Question

A metal has $\mathrm{BCC}$ structure with edge length of unit cell $400\ \mathrm{pm}$. Density of metal is $4\ \mathrm{g\ cm^{-3}}$. What is molar mass of metal?

• A. $40\ \mathrm{g\ mol^{-1}}$
• B. $27\ \mathrm{g\ mol^{-1}}$
• C. $92\ \mathrm{g\ mol^{-1}}$
• D. $77\ \mathrm{g\ mol^{-1}}$

Hint:

To streamline calculations during exams, remember that $10^{-24} \times 10^{23} = 0.1$. Then group variables simply: $M = \frac{\text{Density} \times a^3 \times 0.6}{2}$. This simplifies the arithmetic step down to a few basic products!

Answer 1

The Correct Option is D

Step 1: Understanding the Question:
We are given a metallic crystalline structure that crystallizes in a body-centered cubic ($\mathrm{BCC}$) lattice setup.
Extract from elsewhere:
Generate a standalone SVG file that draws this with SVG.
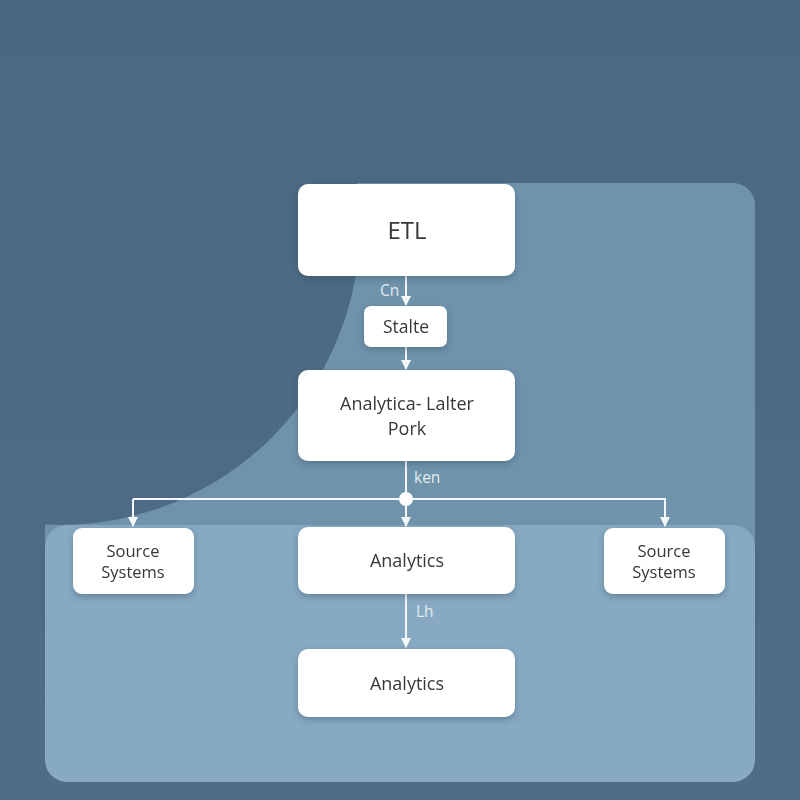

The cell parameters given are the edge length ($a = 400\ \mathrm{pm}$) and the density ($\rho = 4\ \mathrm{g\ cm^{-3}}$). We need to calculate the molar mass ($M$) of this metal.

Step 2: Key Formula or Approach:
The standard equation linking density and cell dimensions is: $$\rho = \frac{Z \times M}{a^3 \times N_A} \implies M = \frac{\rho \times a^3 \times N_A}{Z}$$ Where:

• $Z = 2$ (for a body-centered cubic unit cell).

• $N_A \approx 6.022 \times 10^{23}\ \mathrm{mol^{-1}}$ (Avogadro's constant).

• $a = 400\ \mathrm{pm} = 400 \times 10^{-10}\ \mathrm{cm} = 4 \times 10^{-8}\ \mathrm{cm}$.

Step 3: Detailed Explanation:
Let's calculate the volume of the unit cell ($a^3$): $$a^3 = (4 \times 10^{-8}\ \mathrm{cm})^3 = 64 \times 10^{-24}\ \mathrm{cm^3}$$ Substitute all values into the rearranged molar mass equation: $$M = \frac{4\ \mathrm{g\ cm^{-3}} \times (64 \times 10^{-24}\ \mathrm{cm^3}) \times (6.022 \times 10^{23}\ \mathrm{mol^{-1}})}{2}$$ Simplify the constants: $$M = \frac{4 \times 64 \times 6.022 \times 10^{-1}}{2}$$ $$M = 2 \times 64 \times 0.6022$$ $$M = 128 \times 0.6022 \approx 77.08\ \mathrm{g\ mol^{-1}}$$ This closely matches $77\ \mathrm{g\ mol^{-1}}$.

Step 4: Final Answer:
The molar mass of the metal is $77\ \mathrm{g\ mol^{-1}}$, which corresponds to option (D).